The IDC has made zero progress in pursuing its claim against NMT Capital in which Peter Moyo is a substantial shareholder. Picture: MARTIN RHODES/BUSINESS DAY
The IDC has made zero progress in pursuing its claim against NMT Capital in which Peter Moyo is a substantial shareholder. Picture: MARTIN RHODES/BUSINESS DAY

There are sound reasons why the notion of (yet another) state-owned bank might strike anxiety and fear in the hearts of many taxpayers based on the bizarre episode involving the Industrial Development Corporation (IDC) and an investment company, NMT Capital, in which Peter Moyo is a substantial shareholder.  

The matter resurfaced last week when we reported that the IDC has made zero progress in pursuing its claim against NMT Capital. The state-owned industrial financier confirmed that no settlement negotiations had been conducted with NMT, nor had any court action been instituted to recover the R157m it says it is owed by the investment company.

The purported double dealing by Moyo came to the fore in 2019 as the long-running saga between Moyo and his erstwhile employer played out in the courts and the media. At the core of the conflict was the payment of an ordinary dividend to the shareholders of NMT before a preference share dividend that was first owed to Old Mutual who had provided funding to the company.

According to Old Mutual, the manner in which Moyo managed the episode caused it to lose confidence in its CEO, leading to an irreversible breakdown in trust between employer and employee that ultimately resulted in the life assurer dismissing him.

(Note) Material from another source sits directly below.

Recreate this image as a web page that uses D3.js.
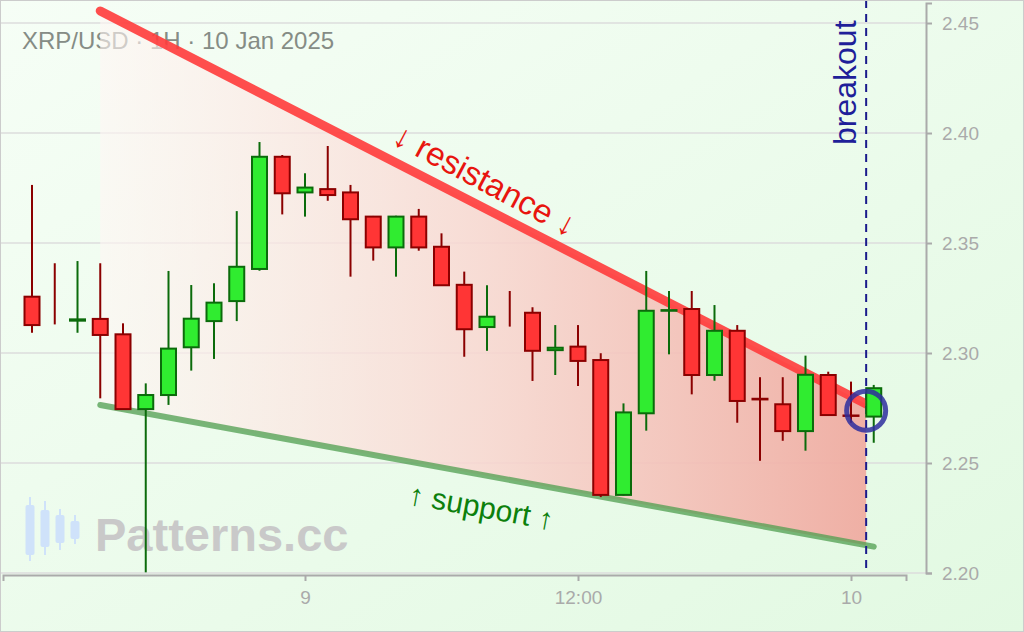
<!DOCTYPE html>
<html><head><meta charset="utf-8">
<script src="https://cdn.jsdelivr.net/npm/d3@7"></script>
<style>body{margin:0;overflow:hidden;background:#fff} svg{display:block}</style>
</head><body>
<svg id="c" width="1024" height="632"></svg>
<script>
// ---------- data ----------
const title = "XRP/USD · 1H · 10 Jan 2025";
const firstCandle = "2025-01-08T12:00:00Z"; // hourly candles
const opens  = [2.3256,2.3150,2.3147,2.3155,2.3085,2.2745,2.2809,2.3026,2.3145,2.3236,2.3382,2.3892,2.3730,2.3745,2.3730,2.3620,2.3480,2.3620,2.3483,2.3310,2.3118,2.3200,2.3183,2.3013,2.3029,2.2968,2.2355,2.2726,2.3192,2.3200,2.2900,2.3101,2.2792,2.2767,2.2645,2.2900,2.2716,2.2711];
const highs  = [2.3764,2.3408,2.3418,2.3408,2.3135,2.2862,2.3373,2.3309,2.3317,2.3645,2.3959,2.3900,2.3817,2.3941,2.3764,2.3623,2.3624,2.3655,2.3544,2.3370,2.3308,2.3282,2.3208,2.3127,2.3127,2.2999,2.2771,2.3373,2.3282,2.3282,2.3218,2.3127,2.2890,2.2890,2.2988,2.2915,2.2870,2.2855];
const lows   = [2.3092,2.3130,2.3092,2.2794,2.2741,2.2003,2.2764,2.2920,2.2973,2.3145,2.3374,2.3630,2.3620,2.3692,2.3347,2.3420,2.3347,2.3465,2.3305,2.2983,2.3010,2.3120,2.2873,2.2900,2.2850,2.2345,2.2352,2.2647,2.2994,2.2812,2.2874,2.2683,2.2510,2.2601,2.2556,2.2714,2.2683,2.2592];
const closes = [2.3127,2.3150,2.3153,2.3082,2.2745,2.2809,2.3020,2.3156,2.3229,2.3392,2.3892,2.3726,2.3752,2.3718,2.3608,2.3480,2.3620,2.3480,2.3308,2.3108,2.3165,2.3200,2.3010,2.3024,2.2964,2.2355,2.2730,2.3192,2.3195,2.2900,2.3101,2.2782,2.2789,2.2645,2.2901,2.2718,2.2714,2.2840];

const yTicks = [2.20, 2.25, 2.30, 2.35, 2.40, 2.45];
const xTickTimes  = ["2025-01-09T00:00:00Z", "2025-01-09T12:00:00Z", "2025-01-10T00:00:00Z"];
const xTickLabels = ["9", "12:00", "10"];

const resistanceTimes  = ["2025-01-08T15:00:00Z", "2025-01-10T00:40:00Z"];
const resistancePrices = [2.4555, 2.2768];
const supportTimes  = ["2025-01-08T15:00:00Z", "2025-01-10T01:00:00Z"];
const supportPrices = [2.2764, 2.2120];
const breakoutTime  = "2025-01-10T00:40:00Z";
const breakoutPrice = 2.2738;

// ---------- setup ----------
const W = 1024, H = 632;
const svg = d3.select("#c");
const defs = svg.append("defs");

const bg = defs.append("linearGradient").attr("id","bg").attr("x1",0).attr("y1",0).attr("x2",1).attr("y2",1);
bg.append("stop").attr("offset","0%").attr("stop-color","#f6fef6");
bg.append("stop").attr("offset","100%").attr("stop-color","#e2f9e2");

const x = d3.scaleUtc()
  .domain([new Date("2025-01-08T10:43:30Z"), new Date("2025-01-10T02:25:05Z")])
  .range([3, 906]);
const y = d3.scaleLinear().domain([2.20, 2.4591]).range([573, 3]);

const candles = opens.map((o,i)=>({
  t: new Date(new Date(firstCandle).getTime() + i*3600e3),
  o, h: highs[i], l: lows[i], c: closes[i]
}));

svg.append("rect").attr("width",W).attr("height",H).attr("fill","url(#bg)");

// grid
svg.append("g").selectAll("line").data(yTicks).join("line")
  .attr("x1",0).attr("x2",926)
  .attr("y1",d=>y(d)).attr("y2",d=>y(d))
  .attr("stroke","#dcdcdc").attr("stroke-width",1.5);

// watermark
const wm = svg.append("g").attr("transform","translate(24,497)");
const iconCandles = [
  {cx:6,  wt:0,  wb:64, bt:8,  bb:58},
  {cx:21, wt:4,  wb:58, bt:13, bb:50},
  {cx:36, wt:12, wb:53, bt:18, bb:46},
  {cx:51, wt:18, wb:47, bt:24, bb:42}
];
wm.selectAll("line").data(iconCandles).join("line")
  .attr("x1",d=>d.cx).attr("x2",d=>d.cx).attr("y1",d=>d.wt).attr("y2",d=>d.wb)
  .attr("stroke","#cfe2fa").attr("stroke-width",2);
wm.selectAll("rect").data(iconCandles).join("rect")
  .attr("x",d=>d.cx-4.5).attr("width",9).attr("y",d=>d.bt).attr("height",d=>d.bb-d.bt)
  .attr("rx",2).attr("fill","#cfe2fa");
svg.append("text").attr("x",95).attr("y",551)
  .attr("font-family","'Liberation Sans', Arial, sans-serif").attr("font-weight","bold")
  .attr("font-size",47).attr("fill","#c9c9c9").text("Patterns.cc");

// title
svg.append("text").attr("x",22).attr("y",49)
  .attr("font-family","'Liberation Sans', Arial, sans-serif")
  .attr("font-size",24).attr("fill","#858c85").text(title);

// wedge fill
const lerp = (times, prices, t) => {
  const t0 = new Date(times[0]).getTime(), t1 = new Date(times[1]).getTime();
  const f = (t.getTime()-t0)/(t1-t0);
  return prices[0] + f*(prices[1]-prices[0]);
};
const fg = defs.append("linearGradient").attr("id","wedge").attr("gradientUnits","userSpaceOnUse")
  .attr("x1", x(new Date(resistanceTimes[0]))).attr("x2", x(new Date(breakoutTime))).attr("y1",0).attr("y2",0);
fg.append("stop").attr("offset","0%").attr("stop-color","#fff6f4").attr("stop-opacity",0.6);
fg.append("stop").attr("offset","50%").attr("stop-color","#f9d6d0").attr("stop-opacity",0.85);
fg.append("stop").attr("offset","100%").attr("stop-color","#f0a99f").attr("stop-opacity",0.92);

const tStart = new Date(resistanceTimes[0]), tB = new Date(breakoutTime);
const poly = [
  [x(tStart), y(lerp(resistanceTimes,resistancePrices,tStart))],
  [x(tB), y(lerp(resistanceTimes,resistancePrices,tB))],
  [x(tB), y(lerp(supportTimes,supportPrices,tB))],
  [x(tStart), y(lerp(supportTimes,supportPrices,tStart))]
];
svg.append("path").attr("d", "M"+poly.join("L")+"Z").attr("fill","url(#wedge)");

// support / resistance lines
const lineGen = d3.line().x(d=>x(d[0])).y(d=>y(d[1]));
svg.append("path")
  .attr("d", lineGen(supportTimes.map((t,i)=>[new Date(t), supportPrices[i]])))
  .attr("stroke","#4f9e4f").attr("stroke-opacity",0.75).attr("stroke-width",6)
  .attr("stroke-linecap","round").attr("fill","none");
svg.append("path")
  .attr("d", lineGen(resistanceTimes.map((t,i)=>[new Date(t), resistancePrices[i]])))
  .attr("stroke","#ff3b3b").attr("stroke-opacity",0.9).attr("stroke-width",9)
  .attr("stroke-linecap","round").attr("fill","none");

// labels on lines
const font = "'Liberation Sans', Arial, sans-serif";
const rT = new Date("2025-01-09T07:47:00Z");
svg.append("text")
  .attr("transform", `translate(${x(rT)+3},${y(lerp(resistanceTimes,resistancePrices,rT))-27}) rotate(28)`)
  .attr("text-anchor","middle").attr("dy","0.35em")
  .attr("font-family",font).attr("font-size",33).attr("fill","#e8150f")
  .text("↓ resistance ↓");
const sT = new Date("2025-01-09T07:45:00Z");
svg.append("text")
  .attr("transform", `translate(${x(sT)},${y(lerp(supportTimes,supportPrices,sT))+32}) rotate(10.3)`)
  .attr("text-anchor","middle").attr("dy","0.35em")
  .attr("font-family",font).attr("font-size",30).attr("fill","#0c800c")
  .text("↑ support ↑");

// axes
const yAxis = svg.append("g").attr("transform","translate(926,0)")
  .call(d3.axisRight(y).tickValues(yTicks).tickFormat(d3.format(".2f")).tickSize(6).tickPadding(10));
const xAxis = svg.append("g").attr("transform","translate(0,575)")
  .call(d3.axisBottom(x).tickValues(xTickTimes.map(d=>new Date(d))).tickFormat((d,i)=>xTickLabels[i]).tickSize(6).tickPadding(10));
[yAxis, xAxis].forEach(g=>{
  g.selectAll("path, line").attr("stroke","#aaaaaa").attr("stroke-width",2);
  g.selectAll("text").attr("fill","#aaaaaa").attr("font-size",19);
});
yAxis.selectAll("text").attr("font-family",font);
xAxis.selectAll("text").attr("font-family","'Liberation Sans Narrow', 'Liberation Sans', Arial, sans-serif");

// breakout line
svg.append("line")
  .attr("x1",x(tB)).attr("x2",x(tB)).attr("y1",0).attr("y2",573)
  .attr("stroke","#1a1a8c").attr("stroke-width",2).attr("stroke-dasharray","8,6");
svg.append("text")
  .attr("transform",`translate(${x(tB)-10},145) rotate(-90)`)
  .attr("font-family",font).attr("font-size",32).attr("fill","#1f1f99")
  .text("breakout");

// candles
const bw = 15;
const cg = svg.append("g");
const up = d => d.c > d.o;
cg.selectAll("line").data(candles).join("line")
  .attr("x1",d=>x(d.t)).attr("x2",d=>x(d.t))
  .attr("y1",d=>y(d.h)).attr("y2",d=>y(d.l))
  .attr("stroke",d=>up(d)?"#0b6b0b":"#8b0000").attr("stroke-width",2);
cg.selectAll("rect").data(candles).join("rect")
  .attr("x",d=>x(d.t)-bw/2).attr("width",bw)
  .attr("y",d=>y(Math.max(d.o,d.c)))
  .attr("height",d=>Math.abs(y(d.o)-y(d.c)))
  .attr("fill",d=>up(d)?"#30ec30":"#ff3535")
  .attr("stroke",d=>up(d)?"#0b6b0b":"#8b0000").attr("stroke-width",2);

// breakout circle
svg.append("circle").attr("cx",x(tB)).attr("cy",y(breakoutPrice)).attr("r",19.5)
  .attr("fill","none").attr("stroke","#2e2e9e").attr("stroke-opacity",0.85).attr("stroke-width",5);

// frame
svg.append("rect").attr("x",0.5).attr("y",0.5).attr("width",W-1).attr("height",H-1)
  .attr("fill","none").attr("stroke","#cccccc");
</script>
</body></html>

Evidently seeing this play out in the full glare of the public led the IDC, which had also lent NMT money to make investments, to review the settlement agreement it had concluded when the company declared it did not have the means to repay its loan in 2018. The settlement caused the IDC to extinguish a large portion of NMT’s debt.

The IDC subsequently claimed NMT had misrepresented its true financial position when requesting the write-off.   

But since then, nothing. To think that any lending institution would do nothing to recover money it believes it is owed over more than a year at best represents incompetence, and at worst might be considered to be professionally negligent.

The context is important too. In its most recent financial year the IDC was hardly awash with cash. For the financial year ending March the institution incurred an operating loss of R3.7bn largely due to a R4.3bn charge for “expected credit losses”.

As the IDC has a lending book of about R30bn, an impairment of that size represents a major dent on its balance sheet.

Actual cash flow from operating activities fared marginally better — positive to the tune of about half-a-billion rand, but a sharp fall from the nearly R5.4bn generated in the prior year.

This all begs the question: why the lack of urgency on the NMT matter? Besides just the fiduciary responsibility incumbent on the financier to recover money it believes is lawfully owed to it, the IDC’s deteriorating financial position would indicate that every last penny that can be scrounged should be expedited as soon as possible.

As far as NMT’s public statements go, it believes the 2018 settlement deal struck with the lender is valid and the company will repay every last cent it owes, on time and in full.

The lack of intent from the IDC looks uncharacteristic. As far as large state-owned enterprises go, it has not requested a taxpayer-funded bailout, which makes it exceptional. On the contrary, it has demonstrated how viable state-owned institutions should be run.

So this is no time to start. If, upon legal review, the IDC thinks it has no grounds to recover the money, it should come out and state it. Likewise, if it fancies its odds pursuing the matter via legal avenues, it needs to crack on and do so. This is no time for inertia.